To protect and advance our growing, shared economic interests, we are working together to ensure security in the Indian Ocean and beyond. India transports over 90% of its goods by sea, and shares our interest in ensuring that trade flows remain open. Like us, India understands that economic integration, enabled by the improvements in connectivity across Asia, will lead to prosperity that benefits all countries in the region. Already in the Western Indian Ocean region, India is demonstrating its growing maritime capabilities with a robust counter-piracy approach that serves common regional interests. As a founding member of the international Contact Group on Piracy off the Coast of Somalia, India has shown great leadership in the efforts to combat piracy stemming from Somalia, which threatens trade flows to and from Asia.
Our interests also increasingly converge on issues such as promoting democracy and peace in India’s neighbors to the north, east and south. As you may have heard, earlier today the UN Human Rights Council, including India, voted in favor of a U.S.-led resolution calling on the Government of Sri Lanka to fulfill its commitments to its people on post-conflict accountability and reconciliation. India’s support and close coordination has been crucial. The United States and India are Sri Lanka’s largest trading partners, and we share a mutual desire to see peace and reconciliation among all Sri Lankans.
We both want to see Nepal’s transition to a full constitutional democracy come to fruition and welcome the formation of the Interim Election government. And we are glad to see India’s increasingly close cooperation and progress in addressing long-standing disputes with Bangladesh. With all three, we have strongly welcomed India’s regional role as a beacon of democracy and economic prosperity.
Nowhere is India’s role more critical than in Afghanistan, particularly as we prepare for the 2014 transition. The Afghan government looks to India as a regional source of economic, political and security support. India is the largest regional investor in Afghanistan, led by a planned $10 billion mining investment, and has committed more than $2 billion in official assistance for reconstruction purposes. Last year New Delhi hosted a major summit on international investment in Afghanistan’s economy. As Afghanistan shifts its economy from aid to trade in the coming years, India’s regional role as a driver of economic prosperity and anchor of democratic stability becomes even more important.

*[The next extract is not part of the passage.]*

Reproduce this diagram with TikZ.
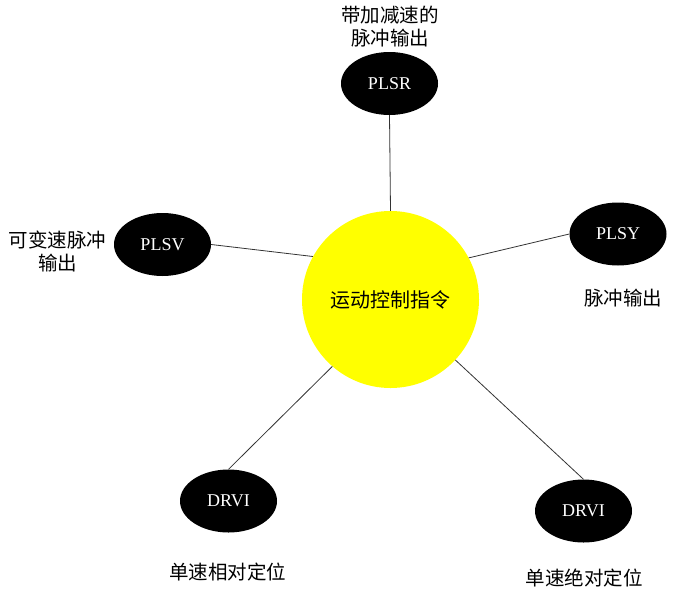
\documentclass[tikz,border=0pt]{standalone}
\usepackage{fontspec}
\setmainfont{Liberation Serif}
\newfontfamily\cjk{Noto Sans CJK SC}
\usetikzlibrary{shapes.geometric}
\definecolor{ylw}{RGB}{255,255,0}
\begin{document}
\begin{tikzpicture}[x=1pt,y=-1pt,
  op/.style={ellipse, fill=black, minimum width=97pt, minimum height=63pt, inner sep=0pt, text=white, font=\fontsize{18}{18}\selectfont},
  lab/.style={font=\cjk\fontsize{19.5}{23}\selectfont, align=center, inner sep=0pt},
  link/.style={draw=black!80, line width=0.8pt}]
\useasboundingbox (0,0) rectangle (684,608);
\node[circle, fill=ylw, minimum size=177pt, inner sep=0pt, font=\cjk\fontsize{20}{20}\selectfont] (main) at (390.5,299.5) {运动控制指令};
\node[op] (plsr) at (389.5,83.5) {PLSR};
\node[op] (plsv) at (162.5,244.5) {PLSV};
\node[op] (plsy) at (618,234) {PLSY};
\node[op] (drvia) at (228.5,501) {DRVI};
\node[op] (drvib) at (583.5,511) {DRVI};
\node[lab] (lplsr) at (390,26.5) {带加减速的\\脉冲输出};
\node[lab] (lplsv) at (57.5,251) {可变速脉冲\\输出};
\node[lab] (lplsy) at (623,298) {脉冲输出};
\node[lab] (ldrvia) at (227.5,572) {单速相对定位};
\node[lab] (ldrvib) at (584,578) {单速绝对定位};
\draw[link] (plsr.south) -- (main.north);
\draw[link] (plsv.east) -- (main.151.5);
\draw[link] (plsy.west) -- (main.28.7);
\draw[link] (drvia.north) -- (main.229);
\draw[link] (drvib.north) -- (main.317);
\end{tikzpicture}
\end{document}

Next month in Almaty, India and other countries of the region, will meet to discuss how they can best support a secure and prosperous Afghanistan, integrated into its region. This gathering is part of the Istanbul Process, in which Afghanistan’s neighbors and near-neighbors support Afghanistan through a range of initiatives that advance security and regional economic cooperation. For instance, India chairs a working group focused on expanding cross-border commercial and business-to-business relations. We welcome India’s leadership, because the United States and India have a shared interest in Afghanistan’s security and prosperity as well as a shared vision for increasing regional cooperation in support of Afghanistan.
In conclusion, I am proud to report that our partnership has achieved much, whether it’s creating jobs and economic opportunity for American and Indians; meeting the need to educate the next generation; promoting security and prosperity in Afghanistan and the region; or countering the effects of climate change. But this partnership holds the promise for even more – and for that we look to you. If the next generation of students, educators, businesspeople, and artists have the same opportunity that I have had, to build new collaborations and form lasting friendships with the people of India, I am confident you will help fulfill the promise of this “defining partnership of the 21st century.” Thank you.